**JOB**
Give back exactly the lines from the beginning of the listing below to the line holding "import plotly.graph_objects as go", both ends included; the pictures stay out.
--------
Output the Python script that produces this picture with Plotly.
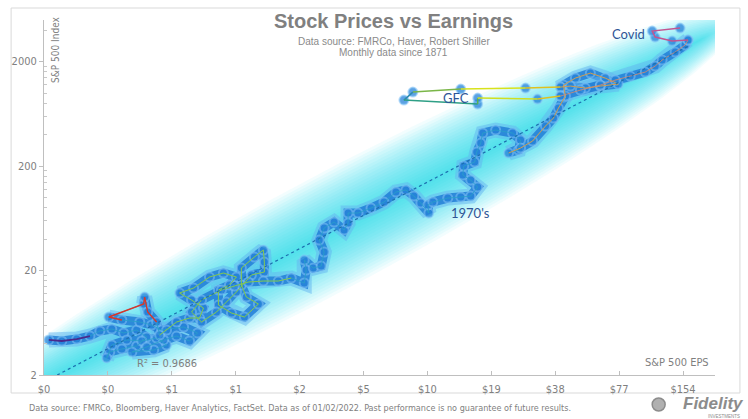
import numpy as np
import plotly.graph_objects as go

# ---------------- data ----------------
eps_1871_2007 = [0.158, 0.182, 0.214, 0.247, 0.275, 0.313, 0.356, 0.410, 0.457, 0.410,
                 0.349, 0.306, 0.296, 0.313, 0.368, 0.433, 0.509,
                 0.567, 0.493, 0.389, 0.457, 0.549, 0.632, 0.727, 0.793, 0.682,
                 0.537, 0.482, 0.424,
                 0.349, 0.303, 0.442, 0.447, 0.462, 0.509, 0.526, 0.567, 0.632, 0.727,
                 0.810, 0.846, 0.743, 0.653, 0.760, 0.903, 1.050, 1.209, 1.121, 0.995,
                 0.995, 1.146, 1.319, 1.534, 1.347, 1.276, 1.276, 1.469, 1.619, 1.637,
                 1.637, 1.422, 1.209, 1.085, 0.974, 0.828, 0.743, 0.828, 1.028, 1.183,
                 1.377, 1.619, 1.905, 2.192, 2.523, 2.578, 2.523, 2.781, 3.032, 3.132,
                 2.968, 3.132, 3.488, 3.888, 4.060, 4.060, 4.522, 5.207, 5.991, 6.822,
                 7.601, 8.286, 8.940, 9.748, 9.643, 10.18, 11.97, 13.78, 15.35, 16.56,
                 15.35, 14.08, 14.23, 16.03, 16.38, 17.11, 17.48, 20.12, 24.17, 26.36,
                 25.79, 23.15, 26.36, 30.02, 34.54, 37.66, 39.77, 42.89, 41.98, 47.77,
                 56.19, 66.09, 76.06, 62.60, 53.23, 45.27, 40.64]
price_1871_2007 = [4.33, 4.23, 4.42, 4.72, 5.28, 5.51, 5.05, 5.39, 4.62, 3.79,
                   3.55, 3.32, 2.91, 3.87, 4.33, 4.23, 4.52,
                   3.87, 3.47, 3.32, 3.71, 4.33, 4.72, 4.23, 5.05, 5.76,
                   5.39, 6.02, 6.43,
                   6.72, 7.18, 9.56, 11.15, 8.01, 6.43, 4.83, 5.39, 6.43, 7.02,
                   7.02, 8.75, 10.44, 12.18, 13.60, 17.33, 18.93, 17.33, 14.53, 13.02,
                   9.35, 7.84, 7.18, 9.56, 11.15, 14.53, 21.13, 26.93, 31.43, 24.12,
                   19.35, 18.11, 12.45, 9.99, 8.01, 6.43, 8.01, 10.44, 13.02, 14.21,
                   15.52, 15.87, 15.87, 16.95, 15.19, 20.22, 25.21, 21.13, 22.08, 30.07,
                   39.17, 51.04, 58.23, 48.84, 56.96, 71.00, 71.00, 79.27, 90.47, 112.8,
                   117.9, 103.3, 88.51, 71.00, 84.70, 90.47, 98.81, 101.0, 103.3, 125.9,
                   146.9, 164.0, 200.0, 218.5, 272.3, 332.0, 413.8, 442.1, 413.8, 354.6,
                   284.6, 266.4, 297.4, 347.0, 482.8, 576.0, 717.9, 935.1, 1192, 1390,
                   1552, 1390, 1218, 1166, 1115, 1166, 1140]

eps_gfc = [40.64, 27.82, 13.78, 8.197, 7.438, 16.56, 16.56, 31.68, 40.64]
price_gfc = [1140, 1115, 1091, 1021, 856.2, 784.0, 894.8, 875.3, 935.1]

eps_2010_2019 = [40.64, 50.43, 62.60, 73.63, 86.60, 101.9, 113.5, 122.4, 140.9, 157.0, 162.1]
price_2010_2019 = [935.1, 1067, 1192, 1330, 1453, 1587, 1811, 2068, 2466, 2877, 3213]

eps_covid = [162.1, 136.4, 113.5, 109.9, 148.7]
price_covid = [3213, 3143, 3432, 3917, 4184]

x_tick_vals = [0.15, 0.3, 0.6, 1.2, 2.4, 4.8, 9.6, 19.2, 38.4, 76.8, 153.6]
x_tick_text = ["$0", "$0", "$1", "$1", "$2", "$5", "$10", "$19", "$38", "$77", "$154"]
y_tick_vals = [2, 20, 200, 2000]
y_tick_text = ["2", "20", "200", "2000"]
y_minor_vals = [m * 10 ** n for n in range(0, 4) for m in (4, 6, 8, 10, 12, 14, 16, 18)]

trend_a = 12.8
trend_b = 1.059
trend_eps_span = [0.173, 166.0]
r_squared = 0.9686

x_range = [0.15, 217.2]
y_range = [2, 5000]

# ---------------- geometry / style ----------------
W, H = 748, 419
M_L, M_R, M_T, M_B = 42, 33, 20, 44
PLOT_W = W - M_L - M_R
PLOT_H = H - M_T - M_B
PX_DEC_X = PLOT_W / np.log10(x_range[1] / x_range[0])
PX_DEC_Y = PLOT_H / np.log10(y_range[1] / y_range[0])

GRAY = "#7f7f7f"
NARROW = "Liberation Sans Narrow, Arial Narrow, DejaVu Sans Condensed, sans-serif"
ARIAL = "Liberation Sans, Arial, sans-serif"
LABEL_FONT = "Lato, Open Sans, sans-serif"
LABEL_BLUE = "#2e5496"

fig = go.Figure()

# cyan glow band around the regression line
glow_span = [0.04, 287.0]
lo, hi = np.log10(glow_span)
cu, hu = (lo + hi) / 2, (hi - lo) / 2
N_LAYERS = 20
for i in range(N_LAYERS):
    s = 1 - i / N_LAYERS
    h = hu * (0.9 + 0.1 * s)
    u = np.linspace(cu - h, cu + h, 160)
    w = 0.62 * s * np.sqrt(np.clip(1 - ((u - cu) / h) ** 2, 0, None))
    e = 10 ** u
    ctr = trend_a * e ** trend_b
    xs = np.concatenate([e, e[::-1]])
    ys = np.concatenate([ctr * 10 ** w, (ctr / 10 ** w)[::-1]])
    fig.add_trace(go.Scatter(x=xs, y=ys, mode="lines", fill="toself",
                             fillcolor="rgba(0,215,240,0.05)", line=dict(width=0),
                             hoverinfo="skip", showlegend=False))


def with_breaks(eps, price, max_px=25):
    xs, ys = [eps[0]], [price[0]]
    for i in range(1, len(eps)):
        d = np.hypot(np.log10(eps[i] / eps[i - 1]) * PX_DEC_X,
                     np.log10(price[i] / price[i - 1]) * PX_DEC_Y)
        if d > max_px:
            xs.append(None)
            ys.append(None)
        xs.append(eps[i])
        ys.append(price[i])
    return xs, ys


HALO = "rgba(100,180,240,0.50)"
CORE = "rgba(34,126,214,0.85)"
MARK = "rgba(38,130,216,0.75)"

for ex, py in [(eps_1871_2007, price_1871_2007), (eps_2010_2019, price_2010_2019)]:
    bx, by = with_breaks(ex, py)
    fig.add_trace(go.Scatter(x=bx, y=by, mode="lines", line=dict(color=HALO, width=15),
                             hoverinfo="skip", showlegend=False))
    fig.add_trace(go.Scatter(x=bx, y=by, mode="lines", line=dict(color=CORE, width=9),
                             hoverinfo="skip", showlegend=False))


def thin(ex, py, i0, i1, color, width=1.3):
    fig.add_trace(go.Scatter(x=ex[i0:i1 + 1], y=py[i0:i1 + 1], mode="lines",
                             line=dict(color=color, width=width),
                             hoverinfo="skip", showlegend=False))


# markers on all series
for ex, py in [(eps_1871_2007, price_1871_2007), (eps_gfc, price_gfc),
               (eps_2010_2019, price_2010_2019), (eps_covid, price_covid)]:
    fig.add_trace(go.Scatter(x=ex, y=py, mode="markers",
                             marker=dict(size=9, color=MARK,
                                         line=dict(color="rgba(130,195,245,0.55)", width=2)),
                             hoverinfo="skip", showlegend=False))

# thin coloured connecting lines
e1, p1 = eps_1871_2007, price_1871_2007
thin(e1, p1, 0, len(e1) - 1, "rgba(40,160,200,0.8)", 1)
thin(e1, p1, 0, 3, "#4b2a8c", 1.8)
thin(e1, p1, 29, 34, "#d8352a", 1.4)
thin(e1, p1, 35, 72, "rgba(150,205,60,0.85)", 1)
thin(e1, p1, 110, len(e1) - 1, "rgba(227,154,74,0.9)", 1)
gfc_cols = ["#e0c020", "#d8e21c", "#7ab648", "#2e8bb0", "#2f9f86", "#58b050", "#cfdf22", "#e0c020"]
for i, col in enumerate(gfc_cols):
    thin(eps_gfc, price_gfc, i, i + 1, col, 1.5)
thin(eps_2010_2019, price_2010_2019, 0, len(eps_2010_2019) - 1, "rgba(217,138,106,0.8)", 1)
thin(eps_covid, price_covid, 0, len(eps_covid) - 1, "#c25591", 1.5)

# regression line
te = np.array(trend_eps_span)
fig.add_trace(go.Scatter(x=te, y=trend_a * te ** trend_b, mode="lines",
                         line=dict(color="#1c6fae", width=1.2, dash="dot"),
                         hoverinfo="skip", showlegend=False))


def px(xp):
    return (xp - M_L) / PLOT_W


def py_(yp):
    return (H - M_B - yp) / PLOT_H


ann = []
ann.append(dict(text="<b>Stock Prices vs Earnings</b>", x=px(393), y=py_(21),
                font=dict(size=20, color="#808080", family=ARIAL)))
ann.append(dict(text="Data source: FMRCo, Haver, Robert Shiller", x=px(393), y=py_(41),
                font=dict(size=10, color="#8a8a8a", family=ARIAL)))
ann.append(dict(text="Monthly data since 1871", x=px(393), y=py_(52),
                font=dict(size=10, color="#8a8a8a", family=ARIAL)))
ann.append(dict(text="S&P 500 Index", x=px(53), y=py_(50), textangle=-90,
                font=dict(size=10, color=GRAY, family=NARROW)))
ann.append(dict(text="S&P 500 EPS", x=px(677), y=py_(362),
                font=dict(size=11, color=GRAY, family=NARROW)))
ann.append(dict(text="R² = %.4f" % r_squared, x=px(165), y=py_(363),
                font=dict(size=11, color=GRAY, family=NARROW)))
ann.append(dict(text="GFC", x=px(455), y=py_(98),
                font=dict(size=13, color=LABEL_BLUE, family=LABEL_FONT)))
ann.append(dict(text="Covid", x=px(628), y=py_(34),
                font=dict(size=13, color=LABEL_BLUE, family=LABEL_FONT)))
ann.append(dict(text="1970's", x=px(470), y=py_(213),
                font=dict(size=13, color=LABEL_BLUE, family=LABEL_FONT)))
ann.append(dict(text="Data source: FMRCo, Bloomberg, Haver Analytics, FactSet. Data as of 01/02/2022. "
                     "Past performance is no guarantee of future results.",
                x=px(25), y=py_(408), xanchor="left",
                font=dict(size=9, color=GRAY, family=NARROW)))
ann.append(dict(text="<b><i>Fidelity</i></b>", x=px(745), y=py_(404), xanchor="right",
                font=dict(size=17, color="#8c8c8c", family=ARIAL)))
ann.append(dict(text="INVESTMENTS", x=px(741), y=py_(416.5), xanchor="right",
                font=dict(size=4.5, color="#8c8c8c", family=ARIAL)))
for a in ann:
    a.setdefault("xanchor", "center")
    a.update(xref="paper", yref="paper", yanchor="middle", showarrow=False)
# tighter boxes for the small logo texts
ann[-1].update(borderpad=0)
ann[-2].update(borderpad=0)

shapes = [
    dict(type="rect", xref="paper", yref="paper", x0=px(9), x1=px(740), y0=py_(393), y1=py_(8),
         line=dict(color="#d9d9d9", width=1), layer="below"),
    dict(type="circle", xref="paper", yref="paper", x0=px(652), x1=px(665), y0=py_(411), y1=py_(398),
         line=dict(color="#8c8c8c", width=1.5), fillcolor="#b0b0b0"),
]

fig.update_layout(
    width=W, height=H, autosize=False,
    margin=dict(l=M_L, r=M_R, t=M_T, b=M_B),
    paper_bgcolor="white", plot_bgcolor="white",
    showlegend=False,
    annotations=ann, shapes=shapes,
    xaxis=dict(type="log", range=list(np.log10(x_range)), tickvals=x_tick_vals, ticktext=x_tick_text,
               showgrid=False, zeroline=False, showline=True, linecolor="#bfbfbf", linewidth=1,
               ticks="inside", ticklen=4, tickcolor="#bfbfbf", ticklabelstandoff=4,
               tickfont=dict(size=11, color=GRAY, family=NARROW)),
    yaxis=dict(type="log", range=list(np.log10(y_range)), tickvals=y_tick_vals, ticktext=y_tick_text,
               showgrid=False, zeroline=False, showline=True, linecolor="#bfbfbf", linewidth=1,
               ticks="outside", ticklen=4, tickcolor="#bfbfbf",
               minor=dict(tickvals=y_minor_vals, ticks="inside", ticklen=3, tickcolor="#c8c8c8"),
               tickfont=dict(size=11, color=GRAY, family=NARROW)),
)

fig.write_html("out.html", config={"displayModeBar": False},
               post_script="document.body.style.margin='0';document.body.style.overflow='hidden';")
--------
**ANSWER TO THE EXERCISE**
Output the Python script that produces this picture with Plotly.
import numpy as np
import plotly.graph_objects as go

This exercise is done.